We are all facing new challenges and a new way of life for the next few weeks and months. I had my 91 year old Dad and 85 year old Mom here for 3 days as they were traveling home from the South to their permanent residence in Maine. I was vigilant as I wanted to protect their health and stay healthy at home in case any of us were asymptomatic. They were not as aware of what they touched, so I was constantly wiping down kitchen knobs, faucet handles, and the counters. And, I work with seniors, so it is important that I protect my own health.
Many of us have had children coming home from college or city apartments and while we know where we have been and what precautions we have been taking, we wonder did they use the Purell after leaving the store, did they touch their elevator button and then wipe their eye, and our minds may wander to places that we have no control over. So, with that said, what do we have control over? They are home and as far as we know and pray, have not been exposed. Here is what I am doing in my own home (just to be clear these are non-scientifically proven and just things I have come up with) to gain a little bit of control in what seems like a world spiraling out of control with the COVID-19 pandemic.
- How many times do you or your kids put down a glass of water and then come back and wonder if that is yours? Avoid the problem by each family member having a certain size/shape glass for the next few weeks. So, the tall glasses from Crate & Barrel are only used by x.

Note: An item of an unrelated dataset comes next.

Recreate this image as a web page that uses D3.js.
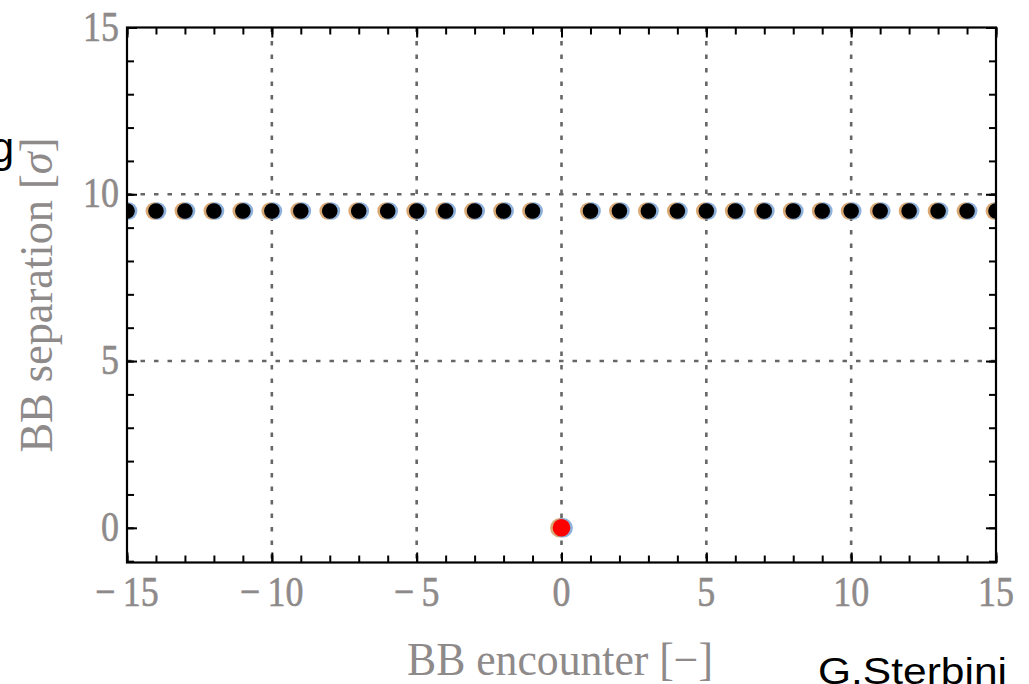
<!DOCTYPE html>
<html>
<head>
<meta charset="utf-8">
<script src="https://cdn.jsdelivr.net/npm/d3@7"></script>
<style>
  body { margin: 0; background: #fff; }
  svg { display: block; }
</style>
</head>
<body>
<svg id="chart" width="1029" height="684"></svg>
<script>
// beam-beam encounters (long range) and the head-on one at the IP
var encounters = [-15, -14, -13, -12, -11, -10, -9, -8, -7, -6, -5, -4, -3, -2, -1,
                  1, 2, 3, 4, 5, 6, 7, 8, 9, 10, 11, 12, 13, 14, 15];
var separations = [9.5, 9.5, 9.5, 9.5, 9.5, 9.5, 9.5, 9.5, 9.5, 9.5, 9.5, 9.5, 9.5, 9.5, 9.5,
                   9.5, 9.5, 9.5, 9.5, 9.5, 9.5, 9.5, 9.5, 9.5, 9.5, 9.5, 9.5, 9.5, 9.5, 9.5];
var headOnEncounter = [0];
var headOnSeparation = [0];

var xTicks = [-15, -10, -5, 0, 5, 10, 15];
var xTickLabels = ["\u2212\u200915", "\u2212\u200910", "\u2212\u20095", "0", "5", "10", "15"];
var yTicks = [0, 5, 10, 15];
var yTickLabels = ["0", "5", "10", "15"];
var xGrid = [-10, -5, 0, 5, 10];
var yGrid = [5, 10];

var svg = d3.select("#chart");

var x = d3.scaleLinear().domain([-15, 15]).range([127, 996]);
var y = d3.scaleLinear().domain([-1.04, 15]).range([562.5, 27.5]);

var pLeft = x.range()[0], pRight = x.range()[1];
var pTop = y.range()[1], pBottom = y.range()[0];

// grid lines (dotted gray)
svg.append("g").selectAll("line").data(xGrid).enter().append("line")
    .attr("x1", function(d) { return x(d); })
    .attr("x2", function(d) { return x(d); })
    .attr("y1", pTop).attr("y2", pBottom)
    .attr("stroke", "#666").attr("stroke-width", 2.6)
    .attr("stroke-dasharray", "4.5,9");
svg.append("g").selectAll("line").data(yGrid).enter().append("line")
    .attr("y1", function(d) { return y(d); })
    .attr("y2", function(d) { return y(d); })
    .attr("x1", pLeft).attr("x2", pRight)
    .attr("stroke", "#666").attr("stroke-width", 2.6)
    .attr("stroke-dasharray", "4.5,9");

// points, clipped to the frame
svg.append("clipPath").attr("id", "plotClip").append("rect")
    .attr("x", pLeft).attr("y", pTop)
    .attr("width", pRight - pLeft).attr("height", pBottom - pTop);

var pts = svg.append("g").attr("clip-path", "url(#plotClip)");

function drawDots(xs, ys, core, r) {
    var g = pts.append("g");
    var d = xs.map(function(v, i) { return [v, ys[i]]; });
    g.selectAll(".ho").data(d).enter().append("circle")
        .attr("cx", function(p) { return x(p[0]) - 1.6; })
        .attr("cy", function(p) { return y(p[1]); })
        .attr("r", r + 1).attr("fill", "#d59a5c").attr("opacity", 0.85);
    g.selectAll(".hb").data(d).enter().append("circle")
        .attr("cx", function(p) { return x(p[0]) + 1.6; })
        .attr("cy", function(p) { return y(p[1]); })
        .attr("r", r + 1).attr("fill", "#7aa3d6").attr("opacity", 0.85);
    g.selectAll(".c").data(d).enter().append("circle")
        .attr("cx", function(p) { return x(p[0]); })
        .attr("cy", function(p) { return y(p[1]); })
        .attr("r", r).attr("fill", core);
}
drawDots(encounters, separations, "#000", 7.8);
drawDots(headOnEncounter, headOnSeparation, "#ff0000", 8.8);

// frame ticks, pointing inwards on all four sides
function styleAxis(g) {
    g.select(".domain").remove();
    g.selectAll("line").attr("stroke", "#000").attr("stroke-width", 2);
}
var xMinor = d3.range(-15, 16, 1);
var yMinor = d3.range(-1, 16, 1);

svg.append("g").attr("transform", "translate(0," + pBottom + ")")
    .call(d3.axisBottom(x).tickValues(xMinor).tickSize(-7).tickFormat("")).call(styleAxis);
svg.append("g").attr("transform", "translate(0," + pBottom + ")")
    .call(d3.axisBottom(x).tickValues(xTicks).tickSize(-10).tickFormat("")).call(styleAxis);
svg.append("g").attr("transform", "translate(0," + pTop + ")")
    .call(d3.axisTop(x).tickValues(xMinor).tickSize(-7).tickFormat("")).call(styleAxis);
svg.append("g").attr("transform", "translate(0," + pTop + ")")
    .call(d3.axisTop(x).tickValues(xTicks).tickSize(-10).tickFormat("")).call(styleAxis);
svg.append("g").attr("transform", "translate(" + pLeft + ",0)")
    .call(d3.axisLeft(y).tickValues(yMinor).tickSize(-7).tickFormat("")).call(styleAxis);
svg.append("g").attr("transform", "translate(" + pLeft + ",0)")
    .call(d3.axisLeft(y).tickValues(yTicks).tickSize(-10).tickFormat("")).call(styleAxis);
svg.append("g").attr("transform", "translate(" + pRight + ",0)")
    .call(d3.axisRight(y).tickValues(yMinor).tickSize(-7).tickFormat("")).call(styleAxis);
svg.append("g").attr("transform", "translate(" + pRight + ",0)")
    .call(d3.axisRight(y).tickValues(yTicks).tickSize(-10).tickFormat("")).call(styleAxis);

// frame
svg.append("rect")
    .attr("x", pLeft).attr("y", pTop)
    .attr("width", pRight - pLeft).attr("height", pBottom - pTop)
    .attr("fill", "none").attr("stroke", "#000").attr("stroke-width", 2.2);

// tick labels (serif, a bit stretched vertically as in the pasted image)
var labelFont = "'Liberation Serif', 'DejaVu Serif', serif";
var labelColor = "#8e8a8a";

svg.append("g").selectAll("text").data(xTicks).enter().append("text")
    .attr("transform", function(d) { return "translate(" + x(d) + ",606) scale(1,1.2)"; })
    .attr("text-anchor", "middle")
    .attr("font-family", labelFont).attr("font-size", 36)
    .attr("fill", labelColor).attr("stroke", "#8e8a8a").attr("stroke-width", 0.5)
    .text(function(d, i) { return xTickLabels[i]; });

svg.append("g").selectAll("text").data(yTicks).enter().append("text")
    .attr("transform", function(d) { return "translate(119," + (y(d) + 13) + ") scale(1,1.2)"; })
    .attr("text-anchor", "end")
    .attr("font-family", labelFont).attr("font-size", 36)
    .attr("fill", labelColor).attr("stroke", "#8e8a8a").attr("stroke-width", 0.5)
    .text(function(d, i) { return yTickLabels[i]; });

// axis titles
svg.append("text")
    .attr("transform", "translate(560,675) scale(1,1.15)")
    .attr("text-anchor", "middle")
    .attr("font-family", labelFont).attr("font-size", 40)
    .attr("fill", labelColor)
    .attr("textLength", 306).attr("lengthAdjust", "spacingAndGlyphs")
    .text("BB encounter [\u2212]");

var yt = svg.append("text")
    .attr("transform", "translate(52,295) rotate(-90) scale(1,1.15)")
    .attr("text-anchor", "middle")
    .attr("font-family", labelFont).attr("font-size", 40)
    .attr("fill", labelColor)
    .attr("textLength", 315).attr("lengthAdjust", "spacingAndGlyphs");
yt.append("tspan").text("BB separation [");
yt.append("tspan").attr("font-style", "italic").text("\u03c3");
yt.append("tspan").text("]");

// slide text around the pasted plot
svg.append("text")
    .attr("x", 14).attr("y", 162)
    .attr("text-anchor", "end")
    .attr("font-family", "'Liberation Sans', Arial, sans-serif").attr("font-size", 42)
    .attr("fill", "#000")
    .text("g");

svg.append("text")
    .attr("x", 818).attr("y", 684)
    .attr("font-family", "'Liberation Sans', Arial, sans-serif").attr("font-size", 36)
    .attr("fill", "#000")
    .attr("textLength", 189).attr("lengthAdjust", "spacingAndGlyphs")
    .text("G.Sterbini");
</script>
</body>
</html>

- This, of course, applies to wine glasses as well! Most people have multiple patterns. Or, use those charms that many of you have. If not, think outside the box – pipe cleaners or colored duct tape will do just fine. My husband is having a zoom cocktail party with his golf friends tonight. Guess he doesn’t need to worry about what glass he uses!
- Everyone touching the refrigerator handle? They say that the virus can live on metal for up to 3 days. I have put duck tape on mine so we each have different “grab zones” when opening the refrigerator. Early on, I found myself wiping it down constantly and this puts my mind at ease a little. Whether there is any validity to doing this, I am not sure but it’s worth a try.
- We are fortunate to have lots of bathrooms in our house and guess what? Everyone has their own bathroom – again another way that I feel I can limit possible germ exposure.
- We are practicing other tips we have all heard such as leaving our mail on the porch for the night, wiping down groceries and cardboard boxes.
- Sharing that toothpaste tube? Why? Why not give everyone their own toothpaste.
- I spoke to every single sibling (5 of them) and my parents yesterday. Reach out to friends and family as many are sheltering in place.
- I sent my parents a video of my beach walk showing them the waves and sending a message of love.
- Keep a calendar of outings to the store, a bike ride with a friend or social distancing walk. This will be knowledge that hopefully won’t be needed, but may come in helpful.
- Keep your Saturday night, your Saturday night. Start a fire, do something special because otherwise the weekdays and weekends will start blending together and it gives you something to look forward to. I will always remember my Mom telling me she had “Friday nights on Foster Street” and they were special – and oftentimes she would set up a card table with a white tablecloth and place settings for 2 in front of the fire after putting the kids to bed. In this day and age, I have heard many friends that say Friday night is pizza night. Whatever it is, keep those fun nights.
I personally have kept structure to my day, stayed positive, enjoyed seeing the creativity emerge and have taken the extra time for long walks, writing notes, and reaching out to friends and family. Be safe, stay well, and protect our family and seniors.